:: What is being asked ::
Emit a verbatim copy of the lines below from the line with "Emit a LaTeX" through the line with "(igvtop) at (1351,635);", excluding pictures and everything outside that range.

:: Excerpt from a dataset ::
******************************
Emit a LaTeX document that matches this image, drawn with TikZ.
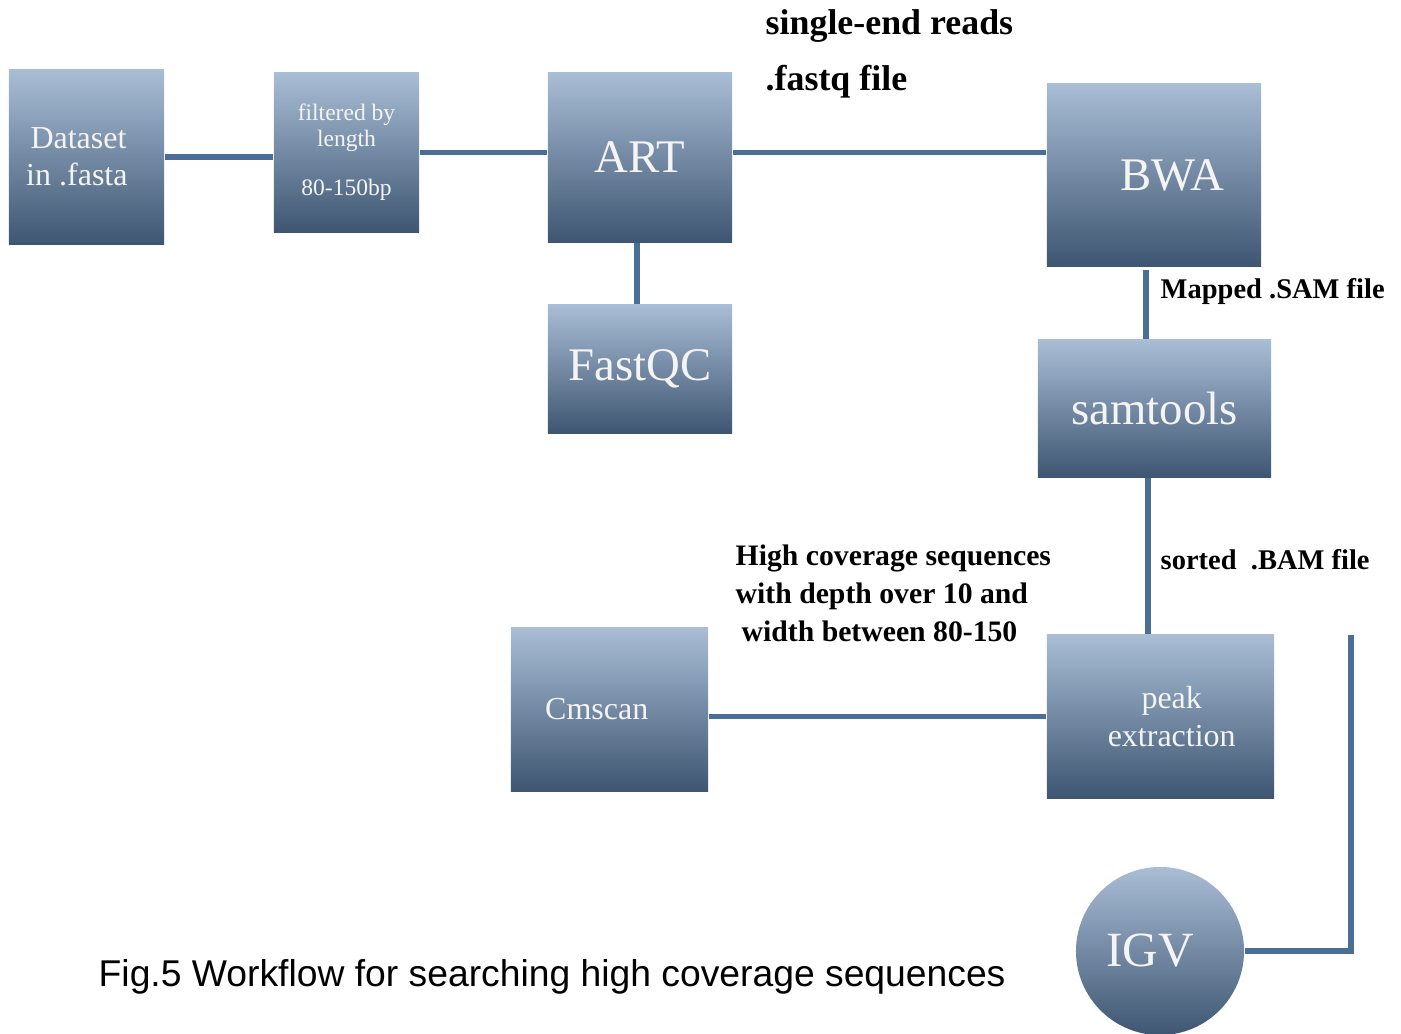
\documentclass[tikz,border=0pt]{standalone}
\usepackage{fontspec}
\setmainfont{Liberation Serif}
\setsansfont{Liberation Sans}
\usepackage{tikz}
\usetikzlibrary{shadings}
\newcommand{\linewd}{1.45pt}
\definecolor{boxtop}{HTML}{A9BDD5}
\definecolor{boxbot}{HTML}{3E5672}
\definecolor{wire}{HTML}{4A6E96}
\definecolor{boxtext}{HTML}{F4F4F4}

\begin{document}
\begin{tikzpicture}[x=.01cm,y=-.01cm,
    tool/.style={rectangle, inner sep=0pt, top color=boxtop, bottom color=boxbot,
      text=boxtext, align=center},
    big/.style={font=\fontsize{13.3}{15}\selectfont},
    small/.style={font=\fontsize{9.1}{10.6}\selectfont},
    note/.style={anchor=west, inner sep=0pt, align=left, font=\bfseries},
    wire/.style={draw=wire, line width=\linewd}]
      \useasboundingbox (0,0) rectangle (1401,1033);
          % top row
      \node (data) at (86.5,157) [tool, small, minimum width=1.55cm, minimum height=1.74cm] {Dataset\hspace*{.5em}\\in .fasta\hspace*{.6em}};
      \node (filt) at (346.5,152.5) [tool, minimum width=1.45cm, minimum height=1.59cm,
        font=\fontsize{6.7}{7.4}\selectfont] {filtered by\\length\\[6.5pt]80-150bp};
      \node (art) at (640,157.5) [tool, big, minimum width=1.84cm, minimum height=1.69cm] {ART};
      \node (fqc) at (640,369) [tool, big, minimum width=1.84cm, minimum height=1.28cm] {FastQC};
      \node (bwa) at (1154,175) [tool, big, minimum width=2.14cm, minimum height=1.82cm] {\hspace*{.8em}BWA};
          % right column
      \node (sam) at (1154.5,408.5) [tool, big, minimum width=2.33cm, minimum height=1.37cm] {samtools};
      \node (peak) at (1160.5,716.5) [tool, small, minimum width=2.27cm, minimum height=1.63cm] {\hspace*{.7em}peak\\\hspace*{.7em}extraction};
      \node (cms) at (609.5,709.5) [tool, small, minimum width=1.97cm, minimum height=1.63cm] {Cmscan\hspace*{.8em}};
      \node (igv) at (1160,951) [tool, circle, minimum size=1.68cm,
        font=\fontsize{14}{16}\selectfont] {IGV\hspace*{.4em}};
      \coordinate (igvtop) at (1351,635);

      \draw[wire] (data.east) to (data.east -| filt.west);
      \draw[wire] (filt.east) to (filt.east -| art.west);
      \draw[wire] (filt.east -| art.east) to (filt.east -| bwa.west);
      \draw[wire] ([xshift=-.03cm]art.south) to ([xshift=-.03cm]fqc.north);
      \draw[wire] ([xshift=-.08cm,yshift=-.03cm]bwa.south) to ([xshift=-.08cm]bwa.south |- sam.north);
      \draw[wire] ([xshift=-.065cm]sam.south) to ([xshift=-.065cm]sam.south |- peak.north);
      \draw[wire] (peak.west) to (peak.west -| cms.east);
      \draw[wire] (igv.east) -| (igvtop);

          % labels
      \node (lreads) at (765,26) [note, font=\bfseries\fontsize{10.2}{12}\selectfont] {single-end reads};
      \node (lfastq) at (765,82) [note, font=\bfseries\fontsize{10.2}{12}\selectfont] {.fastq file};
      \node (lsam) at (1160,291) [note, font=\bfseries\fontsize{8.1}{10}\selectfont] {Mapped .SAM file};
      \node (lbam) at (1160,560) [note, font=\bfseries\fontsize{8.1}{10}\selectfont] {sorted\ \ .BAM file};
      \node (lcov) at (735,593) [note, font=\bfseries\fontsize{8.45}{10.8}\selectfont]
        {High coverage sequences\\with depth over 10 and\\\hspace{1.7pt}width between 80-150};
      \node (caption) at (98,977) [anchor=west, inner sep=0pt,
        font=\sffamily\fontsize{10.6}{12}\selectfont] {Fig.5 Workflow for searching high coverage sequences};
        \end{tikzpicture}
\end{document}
******************************
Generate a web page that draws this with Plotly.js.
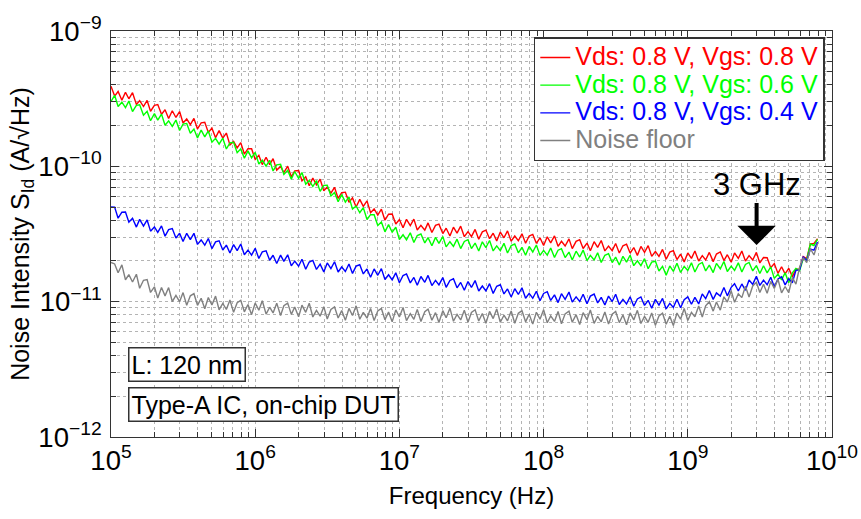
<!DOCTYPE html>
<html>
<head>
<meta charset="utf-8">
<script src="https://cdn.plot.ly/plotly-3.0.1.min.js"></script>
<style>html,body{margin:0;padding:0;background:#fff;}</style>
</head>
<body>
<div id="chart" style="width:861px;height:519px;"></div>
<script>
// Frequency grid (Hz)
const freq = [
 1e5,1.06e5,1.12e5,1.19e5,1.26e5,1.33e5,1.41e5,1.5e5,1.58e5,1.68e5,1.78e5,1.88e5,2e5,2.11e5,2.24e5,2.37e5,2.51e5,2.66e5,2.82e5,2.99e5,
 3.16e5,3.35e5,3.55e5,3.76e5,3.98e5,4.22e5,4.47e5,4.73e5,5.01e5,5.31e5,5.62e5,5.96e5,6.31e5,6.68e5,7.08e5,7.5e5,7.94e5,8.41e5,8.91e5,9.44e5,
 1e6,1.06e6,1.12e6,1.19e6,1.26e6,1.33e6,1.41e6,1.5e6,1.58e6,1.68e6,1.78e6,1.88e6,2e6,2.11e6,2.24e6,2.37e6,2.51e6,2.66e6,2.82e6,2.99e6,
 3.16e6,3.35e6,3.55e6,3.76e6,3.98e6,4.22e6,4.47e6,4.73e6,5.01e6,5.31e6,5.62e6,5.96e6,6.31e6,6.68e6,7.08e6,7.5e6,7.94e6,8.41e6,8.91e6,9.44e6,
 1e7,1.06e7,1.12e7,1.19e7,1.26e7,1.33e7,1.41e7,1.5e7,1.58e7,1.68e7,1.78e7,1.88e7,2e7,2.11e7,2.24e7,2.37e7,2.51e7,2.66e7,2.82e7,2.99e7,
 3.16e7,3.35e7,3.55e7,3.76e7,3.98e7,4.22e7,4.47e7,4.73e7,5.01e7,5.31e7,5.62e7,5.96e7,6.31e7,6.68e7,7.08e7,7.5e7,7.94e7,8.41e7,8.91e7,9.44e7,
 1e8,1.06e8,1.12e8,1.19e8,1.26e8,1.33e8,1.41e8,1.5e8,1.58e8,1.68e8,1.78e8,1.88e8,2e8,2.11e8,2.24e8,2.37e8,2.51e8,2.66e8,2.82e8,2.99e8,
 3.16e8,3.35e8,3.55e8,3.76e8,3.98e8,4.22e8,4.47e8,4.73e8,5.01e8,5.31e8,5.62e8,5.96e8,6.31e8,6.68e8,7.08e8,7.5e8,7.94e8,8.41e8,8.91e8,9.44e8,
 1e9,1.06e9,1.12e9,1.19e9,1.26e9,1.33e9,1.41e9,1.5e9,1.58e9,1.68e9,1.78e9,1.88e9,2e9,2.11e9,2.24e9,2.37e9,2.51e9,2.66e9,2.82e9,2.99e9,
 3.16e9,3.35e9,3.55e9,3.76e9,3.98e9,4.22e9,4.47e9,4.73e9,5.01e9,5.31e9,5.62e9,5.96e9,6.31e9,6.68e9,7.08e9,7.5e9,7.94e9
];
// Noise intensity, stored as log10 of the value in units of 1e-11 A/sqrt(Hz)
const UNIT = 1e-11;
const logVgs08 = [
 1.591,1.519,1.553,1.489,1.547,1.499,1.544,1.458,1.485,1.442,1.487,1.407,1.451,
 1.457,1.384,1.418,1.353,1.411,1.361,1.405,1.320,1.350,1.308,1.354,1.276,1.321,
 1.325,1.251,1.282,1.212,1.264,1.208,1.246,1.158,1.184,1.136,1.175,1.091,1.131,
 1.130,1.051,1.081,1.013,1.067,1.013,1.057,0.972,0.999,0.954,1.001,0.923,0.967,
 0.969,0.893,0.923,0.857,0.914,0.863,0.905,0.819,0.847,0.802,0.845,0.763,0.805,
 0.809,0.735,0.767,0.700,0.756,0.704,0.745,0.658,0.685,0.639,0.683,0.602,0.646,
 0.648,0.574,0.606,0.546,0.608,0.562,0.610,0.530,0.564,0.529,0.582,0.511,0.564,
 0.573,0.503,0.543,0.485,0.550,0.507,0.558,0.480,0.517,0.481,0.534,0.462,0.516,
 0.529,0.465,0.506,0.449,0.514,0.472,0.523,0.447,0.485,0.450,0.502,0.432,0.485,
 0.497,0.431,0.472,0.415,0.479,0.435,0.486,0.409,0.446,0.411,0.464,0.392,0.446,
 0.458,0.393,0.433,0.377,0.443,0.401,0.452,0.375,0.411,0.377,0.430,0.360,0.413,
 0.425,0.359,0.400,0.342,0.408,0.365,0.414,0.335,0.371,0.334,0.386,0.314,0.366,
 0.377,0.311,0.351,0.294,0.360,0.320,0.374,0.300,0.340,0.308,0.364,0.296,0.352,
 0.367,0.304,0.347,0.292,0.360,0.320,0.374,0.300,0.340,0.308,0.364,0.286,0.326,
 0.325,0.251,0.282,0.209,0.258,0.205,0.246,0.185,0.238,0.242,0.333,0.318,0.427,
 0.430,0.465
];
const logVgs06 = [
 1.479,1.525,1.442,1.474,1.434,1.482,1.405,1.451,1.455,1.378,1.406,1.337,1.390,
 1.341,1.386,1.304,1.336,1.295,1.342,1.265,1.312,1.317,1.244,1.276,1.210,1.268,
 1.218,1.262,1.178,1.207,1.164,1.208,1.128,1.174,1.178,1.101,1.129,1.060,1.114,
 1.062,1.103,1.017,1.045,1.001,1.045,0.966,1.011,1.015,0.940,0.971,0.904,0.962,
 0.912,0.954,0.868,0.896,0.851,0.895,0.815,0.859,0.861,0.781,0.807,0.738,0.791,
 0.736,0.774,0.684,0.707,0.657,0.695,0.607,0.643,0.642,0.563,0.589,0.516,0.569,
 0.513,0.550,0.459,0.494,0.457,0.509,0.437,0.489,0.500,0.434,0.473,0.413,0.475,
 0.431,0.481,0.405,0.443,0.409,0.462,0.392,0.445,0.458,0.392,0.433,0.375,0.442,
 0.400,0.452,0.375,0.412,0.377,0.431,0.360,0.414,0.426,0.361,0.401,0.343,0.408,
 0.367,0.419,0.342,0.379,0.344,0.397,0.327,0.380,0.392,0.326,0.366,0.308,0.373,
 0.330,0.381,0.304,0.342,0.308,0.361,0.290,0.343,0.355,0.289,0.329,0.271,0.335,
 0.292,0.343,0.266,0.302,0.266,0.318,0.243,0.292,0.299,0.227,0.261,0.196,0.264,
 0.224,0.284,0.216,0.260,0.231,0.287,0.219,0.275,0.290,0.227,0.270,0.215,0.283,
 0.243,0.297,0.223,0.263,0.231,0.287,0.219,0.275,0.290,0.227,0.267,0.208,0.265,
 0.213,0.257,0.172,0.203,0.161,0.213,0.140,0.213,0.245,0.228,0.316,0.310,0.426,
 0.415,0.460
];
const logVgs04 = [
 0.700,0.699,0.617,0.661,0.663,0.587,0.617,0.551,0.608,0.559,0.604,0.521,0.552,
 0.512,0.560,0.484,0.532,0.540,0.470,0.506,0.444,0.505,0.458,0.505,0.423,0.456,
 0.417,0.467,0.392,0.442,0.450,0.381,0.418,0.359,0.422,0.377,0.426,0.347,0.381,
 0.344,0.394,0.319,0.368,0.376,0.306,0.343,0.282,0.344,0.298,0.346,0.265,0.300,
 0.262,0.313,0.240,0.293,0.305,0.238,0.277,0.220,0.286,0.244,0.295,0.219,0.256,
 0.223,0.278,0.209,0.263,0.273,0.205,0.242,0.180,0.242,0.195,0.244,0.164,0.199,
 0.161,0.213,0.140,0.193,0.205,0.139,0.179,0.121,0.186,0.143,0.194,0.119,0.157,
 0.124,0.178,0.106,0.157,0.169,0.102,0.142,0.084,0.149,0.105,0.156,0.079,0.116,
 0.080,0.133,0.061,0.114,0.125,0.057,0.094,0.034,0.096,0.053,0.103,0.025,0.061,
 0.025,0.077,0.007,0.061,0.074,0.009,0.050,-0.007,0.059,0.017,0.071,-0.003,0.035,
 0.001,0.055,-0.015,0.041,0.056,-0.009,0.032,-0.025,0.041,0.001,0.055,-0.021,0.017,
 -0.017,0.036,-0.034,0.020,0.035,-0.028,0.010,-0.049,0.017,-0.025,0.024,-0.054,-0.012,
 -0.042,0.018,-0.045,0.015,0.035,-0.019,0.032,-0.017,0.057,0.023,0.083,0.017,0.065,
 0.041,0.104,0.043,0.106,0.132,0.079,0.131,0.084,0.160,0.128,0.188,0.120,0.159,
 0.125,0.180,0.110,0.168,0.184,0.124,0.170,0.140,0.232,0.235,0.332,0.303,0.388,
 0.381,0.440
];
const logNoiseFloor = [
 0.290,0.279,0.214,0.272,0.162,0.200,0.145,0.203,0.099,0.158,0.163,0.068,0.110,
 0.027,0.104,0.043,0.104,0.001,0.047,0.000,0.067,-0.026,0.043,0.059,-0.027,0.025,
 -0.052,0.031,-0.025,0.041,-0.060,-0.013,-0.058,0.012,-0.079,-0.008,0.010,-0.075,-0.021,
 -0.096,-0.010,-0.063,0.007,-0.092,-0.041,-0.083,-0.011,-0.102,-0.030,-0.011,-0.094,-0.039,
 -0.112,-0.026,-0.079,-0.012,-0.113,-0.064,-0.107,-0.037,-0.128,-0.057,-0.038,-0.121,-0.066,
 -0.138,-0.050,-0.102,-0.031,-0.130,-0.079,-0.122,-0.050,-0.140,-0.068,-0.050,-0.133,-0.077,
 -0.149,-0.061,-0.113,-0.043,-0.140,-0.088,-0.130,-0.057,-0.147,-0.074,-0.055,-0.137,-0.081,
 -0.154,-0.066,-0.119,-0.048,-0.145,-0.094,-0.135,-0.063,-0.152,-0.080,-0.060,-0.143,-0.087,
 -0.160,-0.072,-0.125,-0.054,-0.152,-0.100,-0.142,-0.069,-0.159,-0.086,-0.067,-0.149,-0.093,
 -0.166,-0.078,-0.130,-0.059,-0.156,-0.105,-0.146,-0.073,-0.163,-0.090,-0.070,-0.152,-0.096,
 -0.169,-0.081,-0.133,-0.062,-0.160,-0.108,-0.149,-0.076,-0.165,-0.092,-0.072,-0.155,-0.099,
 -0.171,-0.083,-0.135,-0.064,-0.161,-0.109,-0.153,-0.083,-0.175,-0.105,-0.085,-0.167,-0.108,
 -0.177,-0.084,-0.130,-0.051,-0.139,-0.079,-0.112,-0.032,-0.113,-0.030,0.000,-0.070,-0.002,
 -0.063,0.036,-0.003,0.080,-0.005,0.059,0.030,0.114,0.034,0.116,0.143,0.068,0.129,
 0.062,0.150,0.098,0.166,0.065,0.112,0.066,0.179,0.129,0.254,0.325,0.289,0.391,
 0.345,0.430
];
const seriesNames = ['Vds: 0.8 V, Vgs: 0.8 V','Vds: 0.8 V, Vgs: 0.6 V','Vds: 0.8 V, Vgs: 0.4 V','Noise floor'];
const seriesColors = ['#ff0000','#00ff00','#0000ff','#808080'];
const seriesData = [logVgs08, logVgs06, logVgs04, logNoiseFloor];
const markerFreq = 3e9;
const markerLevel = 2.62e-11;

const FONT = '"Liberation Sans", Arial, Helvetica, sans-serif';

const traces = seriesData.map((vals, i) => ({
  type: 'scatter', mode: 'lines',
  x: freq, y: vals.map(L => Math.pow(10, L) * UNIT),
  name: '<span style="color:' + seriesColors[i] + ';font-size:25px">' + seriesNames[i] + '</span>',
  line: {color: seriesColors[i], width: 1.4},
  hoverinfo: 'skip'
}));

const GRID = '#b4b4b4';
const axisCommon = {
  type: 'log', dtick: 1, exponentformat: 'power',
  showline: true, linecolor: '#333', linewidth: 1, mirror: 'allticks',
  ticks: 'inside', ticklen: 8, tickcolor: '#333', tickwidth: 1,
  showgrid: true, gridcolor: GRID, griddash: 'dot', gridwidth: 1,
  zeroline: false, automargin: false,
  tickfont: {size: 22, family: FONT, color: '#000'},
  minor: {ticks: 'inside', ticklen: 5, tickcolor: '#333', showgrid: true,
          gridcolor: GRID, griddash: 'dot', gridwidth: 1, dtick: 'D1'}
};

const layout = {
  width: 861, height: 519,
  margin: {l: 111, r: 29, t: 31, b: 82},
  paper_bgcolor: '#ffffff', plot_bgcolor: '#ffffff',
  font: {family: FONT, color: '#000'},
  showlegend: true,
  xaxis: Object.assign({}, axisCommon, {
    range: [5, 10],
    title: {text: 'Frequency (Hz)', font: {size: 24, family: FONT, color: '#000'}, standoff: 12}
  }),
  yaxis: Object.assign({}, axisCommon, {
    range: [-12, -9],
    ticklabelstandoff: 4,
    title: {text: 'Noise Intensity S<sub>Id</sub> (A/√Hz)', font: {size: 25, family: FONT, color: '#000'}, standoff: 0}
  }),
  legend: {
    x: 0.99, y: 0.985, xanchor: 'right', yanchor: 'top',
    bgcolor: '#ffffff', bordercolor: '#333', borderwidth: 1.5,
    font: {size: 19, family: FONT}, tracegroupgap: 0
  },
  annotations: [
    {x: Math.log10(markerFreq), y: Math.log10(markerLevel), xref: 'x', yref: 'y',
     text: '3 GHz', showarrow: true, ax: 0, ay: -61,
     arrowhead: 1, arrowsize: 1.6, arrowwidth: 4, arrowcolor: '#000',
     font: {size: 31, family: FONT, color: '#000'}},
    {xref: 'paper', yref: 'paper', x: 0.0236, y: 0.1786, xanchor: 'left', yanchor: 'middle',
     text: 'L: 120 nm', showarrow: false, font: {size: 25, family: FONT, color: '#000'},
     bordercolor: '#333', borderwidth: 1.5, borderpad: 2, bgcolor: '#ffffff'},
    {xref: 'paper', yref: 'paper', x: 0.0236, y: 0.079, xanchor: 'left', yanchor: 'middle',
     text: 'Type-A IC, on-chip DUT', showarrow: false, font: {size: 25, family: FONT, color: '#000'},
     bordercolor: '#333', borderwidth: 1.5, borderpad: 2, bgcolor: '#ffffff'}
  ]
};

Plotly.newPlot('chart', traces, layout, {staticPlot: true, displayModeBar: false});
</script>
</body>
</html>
******************************
:: Worked solution ::
Emit a LaTeX document that matches this image, drawn with TikZ.
\documentclass[tikz,border=0pt]{standalone}
\usepackage{fontspec}
\setmainfont{Liberation Serif}
\setsansfont{Liberation Sans}
\usepackage{tikz}
\usetikzlibrary{shadings}
\newcommand{\linewd}{1.45pt}
\definecolor{boxtop}{HTML}{A9BDD5}
\definecolor{boxbot}{HTML}{3E5672}
\definecolor{wire}{HTML}{4A6E96}
\definecolor{boxtext}{HTML}{F4F4F4}

\begin{document}
\begin{tikzpicture}[x=.01cm,y=-.01cm,
    tool/.style={rectangle, inner sep=0pt, top color=boxtop, bottom color=boxbot,
      text=boxtext, align=center},
    big/.style={font=\fontsize{13.3}{15}\selectfont},
    small/.style={font=\fontsize{9.1}{10.6}\selectfont},
    note/.style={anchor=west, inner sep=0pt, align=left, font=\bfseries},
    wire/.style={draw=wire, line width=\linewd}]
      \useasboundingbox (0,0) rectangle (1401,1033);
          % top row
      \node (data) at (86.5,157) [tool, small, minimum width=1.55cm, minimum height=1.74cm] {Dataset\hspace*{.5em}\\in .fasta\hspace*{.6em}};
      \node (filt) at (346.5,152.5) [tool, minimum width=1.45cm, minimum height=1.59cm,
        font=\fontsize{6.7}{7.4}\selectfont] {filtered by\\length\\[6.5pt]80-150bp};
      \node (art) at (640,157.5) [tool, big, minimum width=1.84cm, minimum height=1.69cm] {ART};
      \node (fqc) at (640,369) [tool, big, minimum width=1.84cm, minimum height=1.28cm] {FastQC};
      \node (bwa) at (1154,175) [tool, big, minimum width=2.14cm, minimum height=1.82cm] {\hspace*{.8em}BWA};
          % right column
      \node (sam) at (1154.5,408.5) [tool, big, minimum width=2.33cm, minimum height=1.37cm] {samtools};
      \node (peak) at (1160.5,716.5) [tool, small, minimum width=2.27cm, minimum height=1.63cm] {\hspace*{.7em}peak\\\hspace*{.7em}extraction};
      \node (cms) at (609.5,709.5) [tool, small, minimum width=1.97cm, minimum height=1.63cm] {Cmscan\hspace*{.8em}};
      \node (igv) at (1160,951) [tool, circle, minimum size=1.68cm,
        font=\fontsize{14}{16}\selectfont] {IGV\hspace*{.4em}};
      \coordinate (igvtop) at (1351,635);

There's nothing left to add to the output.